I didn’t like thinking about life being over when I could see that there were many years of life to live. So I thought about my friend Laura who just had a baby boy and, predicated on the longevity of my female line of ancestry, (my mother, both grandmothers and great grandmothers all lived into their nineties) I surmised that her son could be in his late twenties at my swan dive. That meant he still had to learn to walk and talk. Developmentally he had to go through infancy, early childhood, school age, and adolescence into adulthood before I head to other side. He might even marry and have children. I knew that in my head but my feelings of “here today, gone tomorrow” wouldn’t let go. What difference did it make how long I had to live; a blink of an eye was a blink of an eye.

As I said, I never really meant to retire; I was just checking the feasibility at the urging of my daughters and friends. This “proof” that I could retire interrupted my comfortable avoidance of the inevitable blink of an eye by being too busy juggling long hours, a ton of paperwork and response to the accountability nightmare.

Then one Sunday morning when I was curled up on the couch with a cup of coffee trying to energize my moping self, who had work to do for work the next morning, I glanced above the fireplace and was startled to see all the family members looking at me. I could see each one of them at the same time even though my eyes moved from photo to photo. I put down my coffee mug and sat up giving them my full attention.

The voice I heard was my mother’s, “Susan, look at what you’re doing on a beautiful Sunday morning. You could be reading the New York Times or having breakfast with friends or sleeping in. God knows you need it with the hours you keep. Up early every morning, spending weekends in your office, doing that ridiculous paperwork.

I felt a collective nodding of heads.

“Your students are lucky to have a principal like you and lucky to have the teachers that teach in your school. You all have created a place where students, who are in residential care, can learn in an atmosphere of love and understanding while you offer them very creative ways to tap into their talents and interests. But at some point you are going to have to retire so why not do it now while you still have energy, creativity, and from where we sit, life itself.” Then she lowered her voice and added, “By the way Susan I think your hair needs a bit of a trim in the back.”

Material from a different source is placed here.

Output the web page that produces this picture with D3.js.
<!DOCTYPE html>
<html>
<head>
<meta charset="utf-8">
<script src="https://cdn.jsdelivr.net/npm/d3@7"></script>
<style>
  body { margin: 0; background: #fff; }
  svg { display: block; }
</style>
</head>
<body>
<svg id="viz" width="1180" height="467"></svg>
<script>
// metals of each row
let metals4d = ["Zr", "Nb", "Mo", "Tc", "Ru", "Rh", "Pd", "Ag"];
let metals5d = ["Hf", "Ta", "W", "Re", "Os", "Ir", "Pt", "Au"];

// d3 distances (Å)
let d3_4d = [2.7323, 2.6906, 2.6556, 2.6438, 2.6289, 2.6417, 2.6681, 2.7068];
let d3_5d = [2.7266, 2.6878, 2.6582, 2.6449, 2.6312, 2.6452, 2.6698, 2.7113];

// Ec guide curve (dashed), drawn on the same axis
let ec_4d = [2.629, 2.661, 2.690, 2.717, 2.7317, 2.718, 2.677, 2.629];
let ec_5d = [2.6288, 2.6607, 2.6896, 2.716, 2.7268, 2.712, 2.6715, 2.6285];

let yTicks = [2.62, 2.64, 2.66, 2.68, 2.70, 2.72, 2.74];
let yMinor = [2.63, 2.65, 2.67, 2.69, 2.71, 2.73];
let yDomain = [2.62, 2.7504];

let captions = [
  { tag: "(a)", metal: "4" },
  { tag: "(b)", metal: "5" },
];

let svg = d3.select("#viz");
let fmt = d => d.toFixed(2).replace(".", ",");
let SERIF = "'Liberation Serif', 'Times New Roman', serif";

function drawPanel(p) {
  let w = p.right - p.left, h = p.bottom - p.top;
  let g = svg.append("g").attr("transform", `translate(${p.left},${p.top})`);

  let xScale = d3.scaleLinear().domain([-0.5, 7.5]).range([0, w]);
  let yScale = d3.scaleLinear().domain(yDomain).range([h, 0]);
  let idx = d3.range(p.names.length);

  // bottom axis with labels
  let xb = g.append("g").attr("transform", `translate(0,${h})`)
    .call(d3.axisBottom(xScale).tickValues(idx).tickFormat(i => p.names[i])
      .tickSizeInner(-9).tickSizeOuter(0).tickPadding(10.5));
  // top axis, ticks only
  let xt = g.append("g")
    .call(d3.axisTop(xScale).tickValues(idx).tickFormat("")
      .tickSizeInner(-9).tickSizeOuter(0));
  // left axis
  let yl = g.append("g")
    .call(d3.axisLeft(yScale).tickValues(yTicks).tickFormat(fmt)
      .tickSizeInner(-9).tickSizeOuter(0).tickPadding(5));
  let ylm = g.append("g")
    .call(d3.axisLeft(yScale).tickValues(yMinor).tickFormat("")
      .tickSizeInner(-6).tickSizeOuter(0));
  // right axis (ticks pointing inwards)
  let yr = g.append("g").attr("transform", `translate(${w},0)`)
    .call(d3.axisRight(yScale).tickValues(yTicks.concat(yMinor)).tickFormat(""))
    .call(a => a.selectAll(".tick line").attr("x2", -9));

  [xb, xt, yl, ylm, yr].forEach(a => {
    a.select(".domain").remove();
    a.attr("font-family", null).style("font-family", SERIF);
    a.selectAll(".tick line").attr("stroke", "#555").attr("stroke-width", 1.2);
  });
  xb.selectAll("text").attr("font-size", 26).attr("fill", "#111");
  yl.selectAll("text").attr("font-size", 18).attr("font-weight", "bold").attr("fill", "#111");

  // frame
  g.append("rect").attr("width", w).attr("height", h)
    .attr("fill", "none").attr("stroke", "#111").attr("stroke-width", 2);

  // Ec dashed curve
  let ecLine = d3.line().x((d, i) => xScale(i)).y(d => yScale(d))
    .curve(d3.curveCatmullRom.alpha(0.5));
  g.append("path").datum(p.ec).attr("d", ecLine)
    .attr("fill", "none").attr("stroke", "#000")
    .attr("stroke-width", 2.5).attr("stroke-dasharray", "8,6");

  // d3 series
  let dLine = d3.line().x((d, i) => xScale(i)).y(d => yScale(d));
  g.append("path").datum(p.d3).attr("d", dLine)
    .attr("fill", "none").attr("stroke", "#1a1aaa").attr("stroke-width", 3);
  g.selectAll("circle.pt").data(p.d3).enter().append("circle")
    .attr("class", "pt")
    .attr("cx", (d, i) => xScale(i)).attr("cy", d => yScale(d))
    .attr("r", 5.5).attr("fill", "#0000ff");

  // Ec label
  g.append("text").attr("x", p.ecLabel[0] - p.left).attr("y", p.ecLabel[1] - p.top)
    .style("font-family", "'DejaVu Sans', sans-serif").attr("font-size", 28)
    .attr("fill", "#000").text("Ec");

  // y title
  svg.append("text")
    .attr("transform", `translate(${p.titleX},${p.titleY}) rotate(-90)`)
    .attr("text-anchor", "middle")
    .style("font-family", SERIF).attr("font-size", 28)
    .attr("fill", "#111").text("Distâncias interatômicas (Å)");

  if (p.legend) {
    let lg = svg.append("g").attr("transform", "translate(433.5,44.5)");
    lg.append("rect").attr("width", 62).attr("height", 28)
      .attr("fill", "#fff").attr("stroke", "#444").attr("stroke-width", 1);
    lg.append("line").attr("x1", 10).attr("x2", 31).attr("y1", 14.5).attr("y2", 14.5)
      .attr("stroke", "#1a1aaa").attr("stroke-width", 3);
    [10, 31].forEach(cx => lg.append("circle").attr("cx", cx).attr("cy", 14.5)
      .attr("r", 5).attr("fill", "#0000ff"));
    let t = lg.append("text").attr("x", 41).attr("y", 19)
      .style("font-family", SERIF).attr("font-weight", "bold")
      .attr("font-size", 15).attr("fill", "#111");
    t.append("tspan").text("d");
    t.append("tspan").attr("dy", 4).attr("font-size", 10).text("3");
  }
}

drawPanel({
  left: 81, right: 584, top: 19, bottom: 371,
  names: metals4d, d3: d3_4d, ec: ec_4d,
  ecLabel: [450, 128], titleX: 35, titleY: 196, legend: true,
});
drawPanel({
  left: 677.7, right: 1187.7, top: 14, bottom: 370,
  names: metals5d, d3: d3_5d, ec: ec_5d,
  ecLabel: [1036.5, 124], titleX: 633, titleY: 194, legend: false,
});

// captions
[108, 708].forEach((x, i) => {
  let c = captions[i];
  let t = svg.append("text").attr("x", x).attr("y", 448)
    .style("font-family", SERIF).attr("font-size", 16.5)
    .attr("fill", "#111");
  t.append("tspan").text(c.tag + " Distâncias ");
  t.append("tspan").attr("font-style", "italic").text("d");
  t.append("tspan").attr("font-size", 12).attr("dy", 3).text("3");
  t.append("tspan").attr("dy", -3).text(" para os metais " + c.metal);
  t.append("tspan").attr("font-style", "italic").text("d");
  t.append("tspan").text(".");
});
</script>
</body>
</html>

I touched the nape of my neck as I looked at the stacks of folders and papers piled high on my coffee table. They seemed to take on an almost cartoon-like sense of exaggeration. And then suddenly, like a meteor speeding through the stratosphere, I caught a glimpse of another possibility. Like Alice through the looking glass, like Harry on Platform 9 3/4, like going through the back of the Wardrobe closet, I found myself someplace totally unknown, where a sense of freedom sent electric waves of lightness through my body. I saw that my life could be lived in a different way, not regimented by the tick tock of time, but rather an expanse of possibilities. It was an invitation to a place of space.

I picked up my mug, took a long hard swallow and leaned against the back of the couch. In my head began a cerebral you-tube video of the Rockettes lined up along the stage at Radio City Music Hall, kicking in unison, singing, “How ya gonna keep’em down on the farm, after they’ve seen Paree?” in an attempt to add some levity to this profound experience, while making the point, that, in a blink of an eye I realized, I was, in fact, going to retire.